Neither Pat nor Jim embraced any organised religion. Jim chose to have a celebration of his life led by funeral celebrant Helen Read, who had led a similar service for Pat last May.
Recognition of Jim’s jazz piano-playing skills was featured throughout the service, with music including Oscar Peterson’s take on “Stormy Weather”, Stacey Kent with “Blackbird” and Quincy Jones’s “Soul Bossa Nova”.
His coffin was draped with the scarf of his beloved Rotherham United football club and a copy of the Daily Express.
Ms Read recited an Edward Lear poem, “Some Incidents In The Life of My Uncle Arty”, as Jim was fond of reading nonsense poems to daughter and son Alison and Steve, when they were young.
Ms Read spoke about Jim’s early and family life, before a tribute to his career as a journalist from former Daily Express colleague Leon Symons, who was accompanied by another long-time colleague, Peter Hardy.
A tribute also came from Jim’s daughter Alison, which was read by Ms Read.
Jim’s one and only wish on his death was for his ashes to be taken to the Farmers Arms at Muker in the Dales, be placed on the bar and for his family to raise a toast to him.

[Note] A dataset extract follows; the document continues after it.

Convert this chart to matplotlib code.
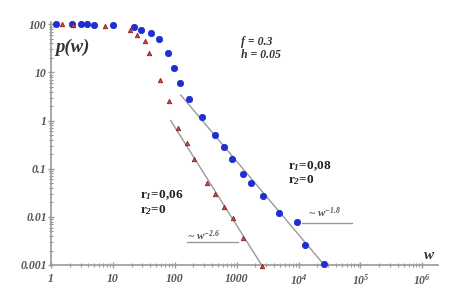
import numpy as np
import matplotlib
matplotlib.use("Agg")
import matplotlib.pyplot as plt
from matplotlib.ticker import FixedLocator, LogLocator, NullFormatter

# data
w_blue = [1.2, 2.2, 3.0, 3.8, 5.0, 10, 22, 29, 41, 55, 77, 96, 120, 168, 274, 444,
          620, 830, 1250, 1690, 2640, 4750, 9600, 12500, 26000]
p_blue = [100, 100, 100, 100, 98, 98, 87, 75, 65, 49, 25, 12.3, 6.0, 2.8, 1.17, 0.50,
          0.28, 0.16, 0.078, 0.050, 0.027, 0.012, 0.0078, 0.0026, 0.00105]

w_red = [1.5, 2.3, 7.4, 19, 25, 33, 38, 57, 80, 111, 155, 203, 330, 440, 620, 860,
         1250, 2530]
p_red = [100, 99, 91, 75, 59, 44, 25, 6.9, 2.5, 0.71, 0.34, 0.16, 0.050, 0.030,
         0.016, 0.0095, 0.0036, 0.00095]

# fitted power-law guide lines (end points)
fit_red_w = [86, 2530]
fit_red_p = [1.0, 0.001]
fit_blue_w = [125, 26000]
fit_blue_p = [3.4, 0.001]

# underline segments for the slope labels
lab_red_w = [156, 1040]
lab_red_p = [0.003, 0.003]
lab_blue_w = [11200, 74000]
lab_blue_p = [0.0074, 0.0074]

xtick_vals = [1, 10, 100, 1000, 1e4, 1e5, 1e6]
xtick_labels = ["1", "10", "100", "1000", r"$\mathbf{10^4}$", r"$\mathbf{10^5}$", r"$\mathbf{10^6}$"]
ytick_vals = [0.001, 0.01, 0.1, 1, 10, 100]
ytick_labels = ["0.001", "0.01", "0.1", "1", "10", "100"]

serif = "Liberation Serif"
plt.rcParams["mathtext.fontset"] = "custom"
plt.rcParams["mathtext.rm"] = "Liberation Serif:italic:bold"
plt.rcParams["mathtext.it"] = "Liberation Serif:italic:bold"
plt.rcParams["mathtext.bf"] = "Liberation Serif:italic:bold"

fig = plt.figure(figsize=(4.61, 2.95), dpi=100)
ax = fig.add_axes([0.1106, 0.1017, 0.839, 0.824])
ax.set_xscale("log")
ax.set_yscale("log")
ax.set_xlim(1, 10 ** 6.25)
ax.set_ylim(0.001, 10 ** 2.05)

grey = "#9a9a9a"
ax.plot(fit_red_w, fit_red_p, color=grey, lw=1.0, zorder=1)
ax.plot(fit_blue_w, fit_blue_p, color=grey, lw=1.0, zorder=1)
ax.plot(lab_red_w, lab_red_p, color=grey, lw=1.0, zorder=1)
ax.plot(lab_blue_w, lab_blue_p, color=grey, lw=1.0, zorder=1)

ax.plot(w_blue, p_blue, "o", color="#1f2fd8", ms=4.6, mec="#1a28c0", mew=0.5,
        zorder=3, clip_on=False)
ax.plot(w_red, p_red, "^", color="#d04848", ms=3.2, mec="#8a2020", mew=0.6,
        zorder=4, clip_on=False)

for s in ["top", "right"]:
    ax.spines[s].set_visible(False)
for s in ["left", "bottom"]:
    ax.spines[s].set_color(grey)
    ax.spines[s].set_linewidth(1.2)

ax.xaxis.set_major_locator(FixedLocator(xtick_vals))
ax.set_xticklabels(xtick_labels)
ax.yaxis.set_major_locator(FixedLocator(ytick_vals))
ax.set_yticklabels(ytick_labels)
ax.xaxis.set_minor_locator(LogLocator(base=10, subs=np.arange(2, 10) * 1.0, numticks=20))
ax.yaxis.set_minor_locator(LogLocator(base=10, subs=np.arange(2, 10) * 1.0, numticks=20))
ax.xaxis.set_minor_formatter(NullFormatter())
ax.yaxis.set_minor_formatter(NullFormatter())
ax.tick_params(which="major", direction="inout", length=4, color=grey, width=1)
ax.tick_params(which="minor", direction="inout", length=2.5, color=grey, width=0.8)
ax.tick_params(axis="x", pad=4)
ax.tick_params(axis="y", pad=1)
for lab in ax.get_xticklabels() + ax.get_yticklabels():
    lab.set_fontfamily(serif)
    lab.set_fontstyle("italic")
    lab.set_fontweight("bold")
    lab.set_fontsize(8.5)
    lab.set_color("#555555")

txt = dict(family=serif, color="#333333")
ax.text(0.012, 0.875, "p(w)", transform=ax.transAxes, fontsize=13.5, style="italic",
        weight="bold", **txt)
ax.text(0.964, 0.025, "w", transform=ax.transAxes, fontsize=11, style="italic",
        weight="bold", **txt)
ax.text(0.49, 0.85, "f = 0.3\nh = 0.05", transform=ax.transAxes, fontsize=8.5,
        style="italic", weight="bold", linespacing=1.2, **txt)
ax.text(0.23, 0.215, r"r$_1$=0,06" "\n" r"r$_2$=0", transform=ax.transAxes, fontsize=9.5,
        weight="bold", linespacing=1.1, family=serif, color="#222222")
ax.text(0.612, 0.335, r"r$_1$=0,08" "\n" r"r$_2$=0", transform=ax.transAxes, fontsize=9.5,
        weight="bold", linespacing=1.1, family=serif, color="#222222")
ax.text(0.352, 0.105, r"~ w$^{-2.6}$", transform=ax.transAxes, fontsize=8,
        style="italic", weight="bold", family=serif, color="#555555")
ax.text(0.665, 0.196, r"~ w$^{-1.8}$", transform=ax.transAxes, fontsize=8,
        style="italic", weight="bold", family=serif, color="#555555")

fig.savefig("out.png", dpi=100)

He then wants to be thrown into the River Swale where he can gently float out to the North Sea. A fitting end for a Yorkshireman.
After the service, the mourners gathered to raise a glass to Jim at the King’s Arms, Tregony’s only pub and his local.
Val Trotter, who looked after the Davies’ housework, said: “Jim was a very endearing chap. He was a real gentleman. He used to tell me terrific stories that he could recall from 60-odd years ago.
“He was a very genuine person. He told it like it was. You always knew where you stood with him.
“I first met him because his wife Pat needed someone to look after the housework after she became unwell. They made me feel welcome from the first time stepped inside their house. Whenever I went, the first thing was tea and then about an hour later, I’d start work.”
Leon Symons’ eulogy
James Tudor Davies was one of THE great Fleet Street reporters. He plied his craft at a time when newspapers were still in their heyday – no mobile phones or laptops to contend with, just the fierce rivalry between newspapers and the pleasure of beating the opposition to an exclusive. Oh and the hope that, depending on where you were in the world, you could find a telephone or telex that worked.
He was at the heart of some of the biggest stories at home and abroad: the Moors murders, the Jeremy Thorpe trial, the Iran-Iraq war, civil war in Lebanon, apartheid violence in South Africa, the Olympics in Soviet-era Moscow, going into the Amazon with Sting, meeting the Duke of Edinburgh in the Great Hall in Beijing NOT wearing a tie … to name but a very few.
And that phrase “it’s a funny old world” was never more apt than when James was doing his national service in the mid-fifties. He joined the RAF, but poor eyesight meant flying was out, so he was transferred to military intelligence. He was posted to Cyprus during an armed campaign against British rule.
At one point, he was tasked with interrogating the editor of a local newspaper, one David Eliades. Imagine the surprise some years later, when Eliades turned up to work on the Express foreign desk. Of course, they became the firmest of friends, to the extent that David was Jim’s best man at his wedding to the lovely Pat.
Jim’s first job on a national was at the Daily Sketch in Manchester. But he wasn’t there long before the Sketch began to decline and the Express snapped him up.